I just need to push that gif a bit further down the page, don't I? Sigh. I think I'll do this nice book meme:
1. Grab the nearest book.
2. Open the book to page 123.
3. Find the fifth sentence.
4. Post the text of the next 4 sentences on your blog along with these instructions.
5. Don't you dare dig for that "cool" or "intellectual" book in your closet! I know you were thinking about it! Just pick up whatever is closest.
I've been LibraryThinging all morning, just to stop myself from turning into a Watery Tart(TM Zoe) so I'm actually surrounded by Penguin Classics and other such books. Cataloguing your books mean they get a dust, and so eventually I'll have dusted all the books in the house, in time to see the first shelves regrow their protective dusty coating.

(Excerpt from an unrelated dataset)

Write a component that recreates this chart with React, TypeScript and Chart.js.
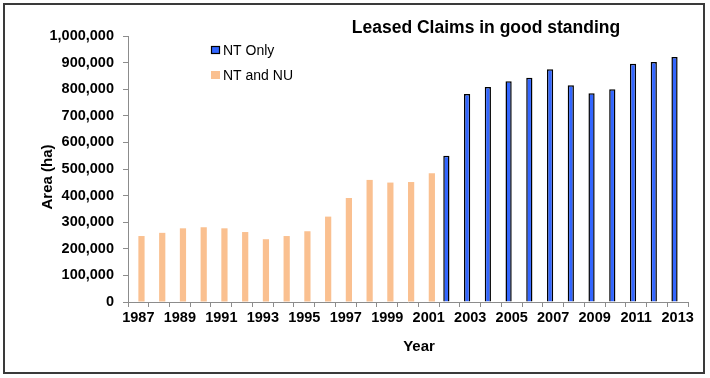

So I guess if I pluck one from the top of the pile it probably will be quite deep and meaningful. I'm going to close my eyes and pluck:
and the winner of the chook raffle is:
The Book of the City of Ladies by Christine de Pizan. Congratulations, little missie, let's see what you have to say for yourself:
5th sentence and then the next four:
Thus she demonstrated well the great love which she had for her husband, as Boccaccio himself noted, approving the marriage bond which others want to attack."
(16. MORE CONCERNING QUEEN ARTEMESIA)
"Of all the ladies who have loved their husbands devotedly and who have demonstrated their love in fact, I would like to add, regarding that noble lady Artemesia, queen of Caria, that, just as was said above, insofar as she had followed King Mausolus into so many battles and was stricken and overcome with as much grief as anyone could bear when he died, she showed no less devotion in the end than she had demonstrated during his lifetime. For she performed all the solemn rites which could be administered to a king, in observance of the customs of that time, and during a dignified funeral in the presence of the princes and barons, she had his body cremated. She herself gathered his ashes together, washing them with her tears before she placed them in a gold vessel. Now it struck her that there was no reason why the ashes of the man whom she had so loved should have any other sepulcher than the heart and body where the root of this great love resided, and so for this reason, little by little, over a period of time, she drank these ashes mixed with wine until she had consumed them all.
Wow! I was going to count that heading as a sentence, but that next sentence blew me away so much I just had to keep it there. I must re-read this whole book. It's been years since I read it for Medieval Studies.